Cleric to End Iraq Government Boycott

By QASSIM ABDUL-ZAHRA
The Associated Press
Thursday, December 21, 2006; 3:37 PM

BAGHDAD, Iraq -- Radical cleric Muqtada al-Sadr has agreed to allow his supporters to go back to their positions in the Iraqi government after a three-week boycott to protest the Iraqi prime minister's meeting with U.S. President George W. Bush, three officials close to the militia leader said late Thursday.

Al-Sadr's loyalists walked out of their positions in parliament and the Cabinet after Prime Minister Nouri al-Maliki met Bush in Jordan three weeks ago.

Shiites from the Iraqi parliament's largest bloc, the United Iraqi Alliance, were meeting Thursday in the holy city of Najaf, as part of a plan to persuade the anti-American cleric to persuade the anti-American militia leader to rejoin the political process and rein in his fighters.

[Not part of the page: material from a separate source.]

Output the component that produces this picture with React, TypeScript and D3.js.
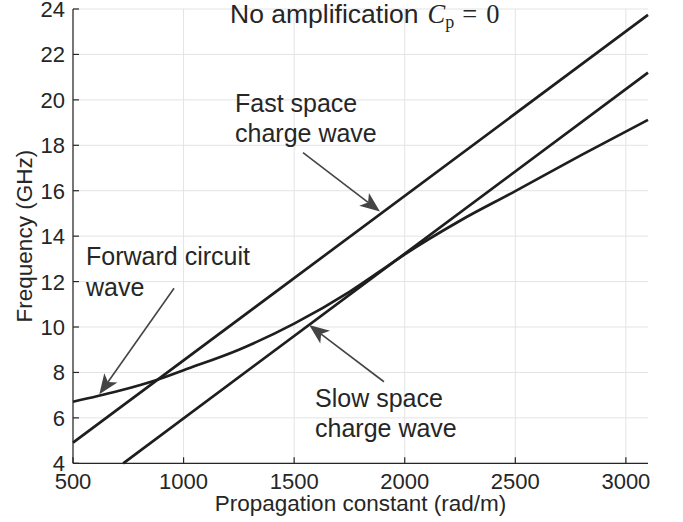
import * as d3 from "d3";

type Pt = [number, number];

// propagation constant (rad/m) vs frequency (GHz)
const betaTicks = [500, 1000, 1500, 2000, 2500, 3000];
const freqTicks = [4, 6, 8, 10, 12, 14, 16, 18, 20, 22, 24];

const fastWave: Pt[] = [
  [500, 4.91],
  [3100, 23.74],
];
const slowWave: Pt[] = [
  [727, 4],
  [3100, 21.2],
];
const circuitWave: Pt[] = [
  [500, 6.71],
  [700, 7.17],
  [878, 7.67],
  [1000, 8.1],
  [1250, 9.0],
  [1500, 10.15],
  [1750, 11.55],
  [1947, 12.85],
  [2000, 13.2],
  [2250, 14.68],
  [2500, 15.98],
  [2800, 17.58],
  [3100, 19.12],
];

const arrows: { from: Pt; to: Pt }[] = [
  { from: [1540, 17.68], to: [1888, 15.08] },
  { from: [957, 11.71], to: [619, 7.04] },
  { from: [1906, 7.59], to: [1568, 10.09] },
];

const W = 683;
const H = 522;
const ink = "#262626";
const font = "'Liberation Sans', Arial, Helvetica, sans-serif";
const serif = "'Liberation Serif', 'DejaVu Serif', serif";

const x = d3.scaleLinear().domain([500, 3100]).range([73, 648]);
const y = d3.scaleLinear().domain([4, 24]).range([463.3, 9]);

const line = d3
  .line<Pt>()
  .x((d) => x(d[0]))
  .y((d) => y(d[1]));
const curve = d3
  .line<Pt>()
  .x((d) => x(d[0]))
  .y((d) => y(d[1]))
  .curve(d3.curveMonotoneX);

function Arrow({ from, to }: { from: Pt; to: Pt }) {
  const x0 = x(from[0]);
  const y0 = y(from[1]);
  const x1 = x(to[0]);
  const y1 = y(to[1]);
  const len = Math.hypot(x1 - x0, y1 - y0);
  const ux = (x1 - x0) / len;
  const uy = (y1 - y0) / len;
  const nx = -uy;
  const ny = ux;
  const L = 20;
  const hw = 8;
  const notch = 15;
  const head = [
    [x1, y1],
    [x1 - L * ux + hw * nx, y1 - L * uy + hw * ny],
    [x1 - notch * ux, y1 - notch * uy],
    [x1 - L * ux - hw * nx, y1 - L * uy - hw * ny],
  ]
    .map((p) => p.join(","))
    .join(" ");
  return (
    <g>
      <line
        x1={x0}
        y1={y0}
        x2={x1 - notch * ux}
        y2={y1 - notch * uy}
        stroke="#444"
        strokeWidth={1.6}
      />
      <polygon points={head} fill="#444" />
    </g>
  );
}

export default function App() {
  const [x0, x1] = x.range();
  const [y0, y1] = y.range();
  return (
    <svg
      width={W}
      height={H}
      style={{ position: "absolute", left: 0, top: 0, background: "#fff" }}
      fontFamily={font}
    >
      {/* grid */}
      <g stroke="#e3e3e3" strokeWidth={1}>
        {betaTicks.map((t) => (
          <line key={"gx" + t} x1={x(t)} x2={x(t)} y1={y0} y2={y1} />
        ))}
        {freqTicks.map((t) => (
          <line key={"gy" + t} x1={x0} x2={x1} y1={y(t)} y2={y(t)} />
        ))}
      </g>

      {/* axes */}
      <g stroke={ink} strokeWidth={1.2}>
        <line x1={x0} x2={x1} y1={y0} y2={y0} />
        <line x1={x0} x2={x0} y1={y0} y2={y1} />
        {betaTicks.map((t) => (
          <line key={"tx" + t} x1={x(t)} x2={x(t)} y1={y0} y2={y0 - 6} />
        ))}
        {freqTicks.map((t) => (
          <line key={"ty" + t} x1={x0} x2={x0 + 6} y1={y(t)} y2={y(t)} />
        ))}
      </g>
      <g fill={ink} fontSize={22}>
        {betaTicks.map((t) => (
          <text key={"lx" + t} x={x(t)} y={489} textAnchor="middle">
            {t}
          </text>
        ))}
        {freqTicks.map((t) => (
          <text key={"ly" + t} x={65} y={y(t) + 8} textAnchor="end">
            {t}
          </text>
        ))}
      </g>
      <text
        x={(x0 + x1) / 2}
        y={511}
        textAnchor="middle"
        fontSize={22.5}
        fill={ink}
      >
        Propagation constant (rad/m)
      </text>
      <text
        transform={`translate(32,${(y0 + y1) / 2}) rotate(-90)`}
        textAnchor="middle"
        fontSize={22.5}
        fill={ink}
      >
        Frequency (GHz)
      </text>

      {/* dispersion curves */}
      <g fill="none" stroke="#1e1e1e" strokeWidth={2.7}>
        <path d={line(fastWave) ?? ""} />
        <path d={line(slowWave) ?? ""} />
        <path d={curve(circuitWave) ?? ""} />
      </g>

      {/* annotations */}
      {arrows.map((a, i) => (
        <Arrow key={i} from={a.from} to={a.to} />
      ))}
      <g fill={ink} fontSize={25}>
        <text x={230} y={23} fontSize={26.5}>
          No amplification
          <tspan fontFamily={serif} fontStyle="italic" dx={9}>
            C
          </tspan>
          <tspan fontFamily={serif} fontSize={18} dy={5}>
            p
          </tspan>
          <tspan fontFamily={serif} dy={-5} dx={8}>
            =
          </tspan>
          <tspan fontFamily={serif} dx={9}>
            0
          </tspan>
        </text>
        <text x={235} y={112}>
          Fast space
        </text>
        <text x={235} y={142}>
          charge wave
        </text>
        <text x={86} y={265}>
          Forward circuit
        </text>
        <text x={86} y={296}>
          wave
        </text>
        <text x={315} y={407}>
          Slow space
        </text>
        <text x={315} y={437}>
          charge wave
        </text>
      </g>
    </svg>
  );
}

They were in touch with al-Sadr's aides, and would meet the cleric himself Friday or Saturday, aides to participants said on condition of anonymity because of the secrecy of talks.

"The main (United Iraqi) Alliance forces and the al-Sadr movement have agreed to solve the problems and overcome the obstacles that made al-Sadr boycott the political process. So within two days, the al-Sadr movement will return to the government and parliament," said Abdul Karim al-Anizi, a prominent Shiite lawmaker from the Dawa faction.

Two figures in al-Sadr's movement, an aide to the cleric and a member of Iraq's parliament, also said the cleric had agreed to allow his followers to rejoin the government.

"We will rejoin the government and the parliament very soon," the parliament member said, speaking on condition of anonymity because of the sensitivity of ongoing meetings. "We got some guarantees during our meeting today," he added.

On Thursday, al-Sadr's loyalists met with members of the Shiite bloc, and laid out their demands for returning to the government, the official said.

"Our demands are to hand over the security file and not allow any regional interference in Iraqi affairs," he said. The Sadrists planned to issue a statement on Saturday, he added.